# Jack Pics



## Kloset BBQR (Oct 26, 2008)

I found these on another forum, thought everyone would be interested.

There are several pics of Diva Q, Guy Fieri, and other BBQ Celebrities.

I also notice that Joe Amore was using the new Fast Eddy Pellet Grill and was wondering if this is the prototype or if they will soon be offering these units for sale and choosing the Jack as a place to debut them.

http://www.flickr.com/photos/doragq/set ... 364207128/


----------



## Pigs On The Wing BBQ (Oct 26, 2008)

Great pics Dallas. So..... Do I see a new Fast Eddy in your garage soon?


----------



## Kloset BBQR (Oct 26, 2008)

No, don't think so.  I'm set.............for now!  

I did find it interesting that these units are not being made by Cookshack and instead are being manufactured in Canada by a company called Danson's.  I think they make the Country Smokers line of pellet cookers as well.

Maybe Diva can get some more information up there when they return.  I heard the price was $1599 and it has 3/4" insulation and that you can smoke or grill with these units.
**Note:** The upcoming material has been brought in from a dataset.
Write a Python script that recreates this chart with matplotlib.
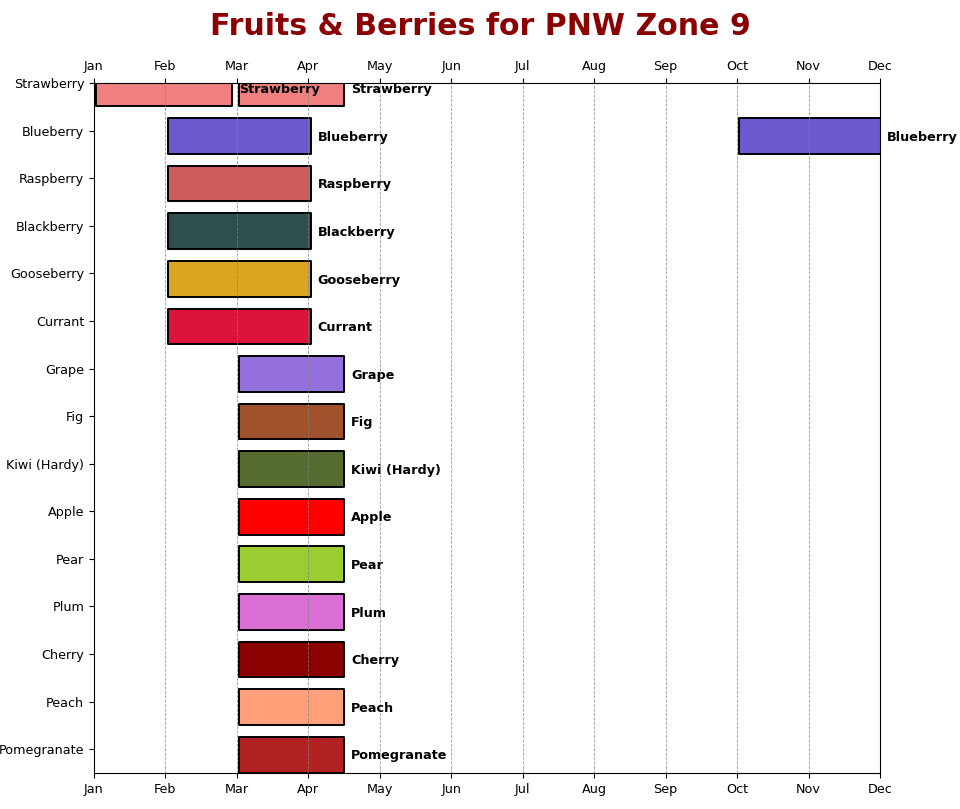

For now I'll stick with my backyard grills (Primo and Weber)


----------



## Cliff H. (Oct 26, 2008)

Very nice pics.


----------



## Diva Q (Oct 26, 2008)

You know Joe and I were talking about the grill then I got to talk to Fast Eddy about it (VERY COOL!). Didn't ask about the price but asked about the chambers and how it flows. Talked about the temp control and recovery times etc.  I got too busy to get the specs but it is a sweet unit for sure.


----------



## DaleP (Oct 27, 2008)

Diva you are a great gal and the Perry Brothers loved meeting you. What a blast! Congrats to you & of course YOU ROCK!
Dale


----------



## Greg Rempe (Oct 27, 2008)

I am going to have Eddy on next month to talk about the grill.  The folks who make the Louisiana grills (Canadian) are the folks who are making the FE Grill.


----------



## Aaron1 (Oct 30, 2008)

Talked to Eddy and Stuart at the Jack and yes they will be for sale soon.Eddy said they go up to 750 degrees.They look like a well built cooker and should retail in the $1500 range.
Aaron


----------